**Written problem:** Report every line from the material that contains the word "with".

# Start of Entries

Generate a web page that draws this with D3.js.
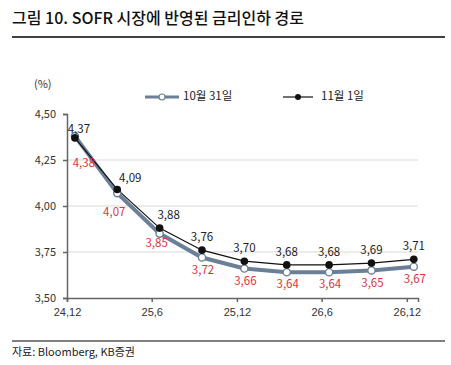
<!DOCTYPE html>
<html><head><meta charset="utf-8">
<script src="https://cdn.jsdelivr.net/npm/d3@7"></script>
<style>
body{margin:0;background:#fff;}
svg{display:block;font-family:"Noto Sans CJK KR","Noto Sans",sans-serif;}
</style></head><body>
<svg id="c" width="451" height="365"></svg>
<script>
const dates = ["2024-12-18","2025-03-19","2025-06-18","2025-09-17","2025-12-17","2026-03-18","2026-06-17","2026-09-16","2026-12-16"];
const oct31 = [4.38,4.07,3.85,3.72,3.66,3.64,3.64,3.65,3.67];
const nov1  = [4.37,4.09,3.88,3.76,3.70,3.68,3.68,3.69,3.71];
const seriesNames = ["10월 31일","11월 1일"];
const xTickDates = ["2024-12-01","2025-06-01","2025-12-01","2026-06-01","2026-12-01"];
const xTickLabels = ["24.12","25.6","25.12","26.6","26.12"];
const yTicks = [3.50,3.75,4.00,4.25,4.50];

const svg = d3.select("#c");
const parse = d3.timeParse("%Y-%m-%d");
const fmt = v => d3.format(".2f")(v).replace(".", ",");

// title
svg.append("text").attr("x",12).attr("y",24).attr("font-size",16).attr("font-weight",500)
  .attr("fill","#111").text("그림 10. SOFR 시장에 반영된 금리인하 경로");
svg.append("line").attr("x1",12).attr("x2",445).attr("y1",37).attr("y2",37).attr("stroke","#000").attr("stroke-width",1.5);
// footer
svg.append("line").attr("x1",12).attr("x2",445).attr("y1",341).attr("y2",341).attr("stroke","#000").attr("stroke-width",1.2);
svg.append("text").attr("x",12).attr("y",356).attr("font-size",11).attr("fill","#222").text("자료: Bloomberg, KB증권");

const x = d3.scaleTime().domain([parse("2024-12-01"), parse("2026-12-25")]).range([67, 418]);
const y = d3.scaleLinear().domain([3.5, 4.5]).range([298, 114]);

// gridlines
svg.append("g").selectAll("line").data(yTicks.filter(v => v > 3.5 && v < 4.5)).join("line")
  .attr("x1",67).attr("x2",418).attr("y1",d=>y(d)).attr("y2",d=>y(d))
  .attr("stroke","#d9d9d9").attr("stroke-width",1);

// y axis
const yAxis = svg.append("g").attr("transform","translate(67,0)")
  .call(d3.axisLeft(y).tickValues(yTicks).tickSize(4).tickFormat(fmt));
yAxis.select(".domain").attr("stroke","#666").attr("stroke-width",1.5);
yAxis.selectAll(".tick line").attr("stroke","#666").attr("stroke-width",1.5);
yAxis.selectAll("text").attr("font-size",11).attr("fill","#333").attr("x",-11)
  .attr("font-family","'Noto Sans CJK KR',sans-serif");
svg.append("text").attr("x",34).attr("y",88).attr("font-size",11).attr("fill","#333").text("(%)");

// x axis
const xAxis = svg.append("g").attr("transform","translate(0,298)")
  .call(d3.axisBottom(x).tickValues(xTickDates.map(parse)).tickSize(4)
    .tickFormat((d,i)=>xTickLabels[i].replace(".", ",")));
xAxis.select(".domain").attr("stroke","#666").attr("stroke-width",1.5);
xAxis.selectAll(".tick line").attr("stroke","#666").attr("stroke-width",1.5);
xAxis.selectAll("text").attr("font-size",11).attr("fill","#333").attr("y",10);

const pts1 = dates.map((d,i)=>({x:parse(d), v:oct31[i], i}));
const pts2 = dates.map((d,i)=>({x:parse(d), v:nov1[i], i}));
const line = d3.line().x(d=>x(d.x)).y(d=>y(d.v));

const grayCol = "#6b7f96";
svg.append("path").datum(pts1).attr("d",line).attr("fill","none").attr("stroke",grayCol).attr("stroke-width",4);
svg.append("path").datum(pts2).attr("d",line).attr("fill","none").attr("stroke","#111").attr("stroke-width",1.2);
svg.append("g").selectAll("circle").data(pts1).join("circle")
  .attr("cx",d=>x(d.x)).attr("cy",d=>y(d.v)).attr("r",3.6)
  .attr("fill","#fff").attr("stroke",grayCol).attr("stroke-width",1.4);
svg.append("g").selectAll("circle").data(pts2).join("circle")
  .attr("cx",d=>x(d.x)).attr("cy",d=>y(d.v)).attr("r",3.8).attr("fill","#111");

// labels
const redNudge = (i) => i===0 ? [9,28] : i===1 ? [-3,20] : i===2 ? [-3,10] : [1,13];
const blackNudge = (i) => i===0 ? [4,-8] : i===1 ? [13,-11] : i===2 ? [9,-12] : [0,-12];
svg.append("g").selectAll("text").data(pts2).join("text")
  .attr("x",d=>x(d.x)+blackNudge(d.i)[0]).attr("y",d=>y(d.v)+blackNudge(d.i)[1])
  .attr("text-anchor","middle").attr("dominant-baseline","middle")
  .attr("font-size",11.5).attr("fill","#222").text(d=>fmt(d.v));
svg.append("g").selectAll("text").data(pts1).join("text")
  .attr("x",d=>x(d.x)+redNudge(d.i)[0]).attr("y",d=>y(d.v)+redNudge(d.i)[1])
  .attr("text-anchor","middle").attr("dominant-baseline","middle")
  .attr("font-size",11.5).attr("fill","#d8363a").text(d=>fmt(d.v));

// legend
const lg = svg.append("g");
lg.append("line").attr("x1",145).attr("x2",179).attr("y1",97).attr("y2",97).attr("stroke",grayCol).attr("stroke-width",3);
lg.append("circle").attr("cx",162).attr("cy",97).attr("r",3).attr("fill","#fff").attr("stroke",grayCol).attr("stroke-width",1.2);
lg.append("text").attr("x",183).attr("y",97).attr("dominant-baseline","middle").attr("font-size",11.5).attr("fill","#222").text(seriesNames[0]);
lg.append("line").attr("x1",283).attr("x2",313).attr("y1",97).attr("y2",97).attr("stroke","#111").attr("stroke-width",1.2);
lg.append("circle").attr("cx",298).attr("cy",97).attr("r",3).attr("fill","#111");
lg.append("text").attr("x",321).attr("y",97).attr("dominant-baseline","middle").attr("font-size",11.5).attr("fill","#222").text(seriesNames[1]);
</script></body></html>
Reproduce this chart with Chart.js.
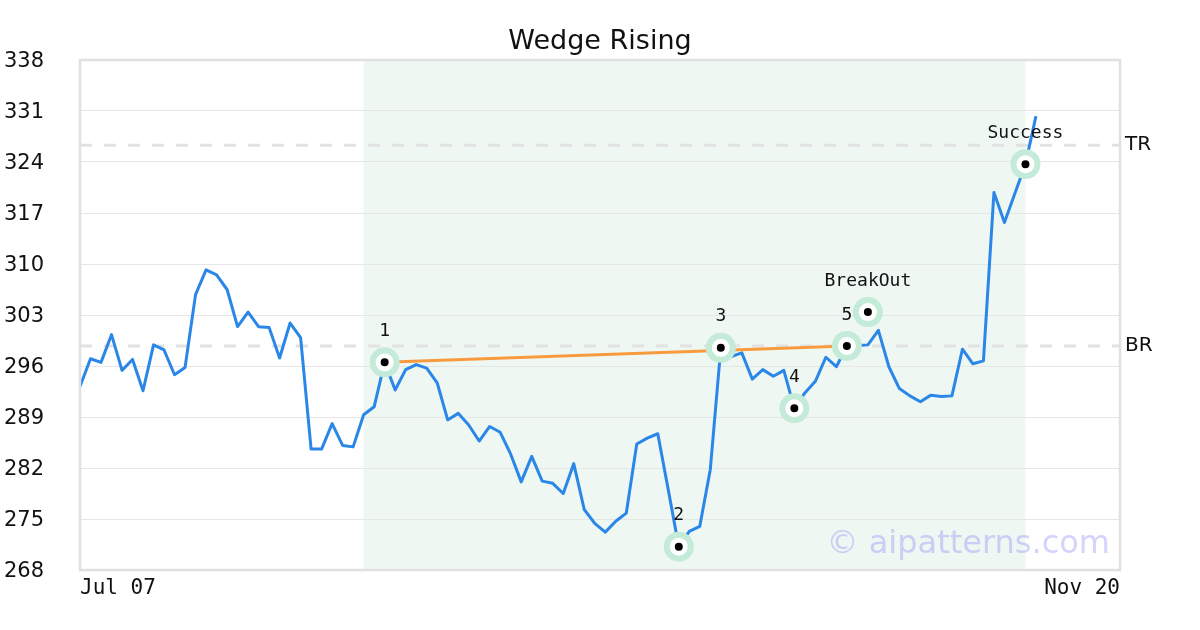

# End of Entries

**Written response:**
Generate a web page that draws this with D3.js.
Reproduce this chart with Chart.js.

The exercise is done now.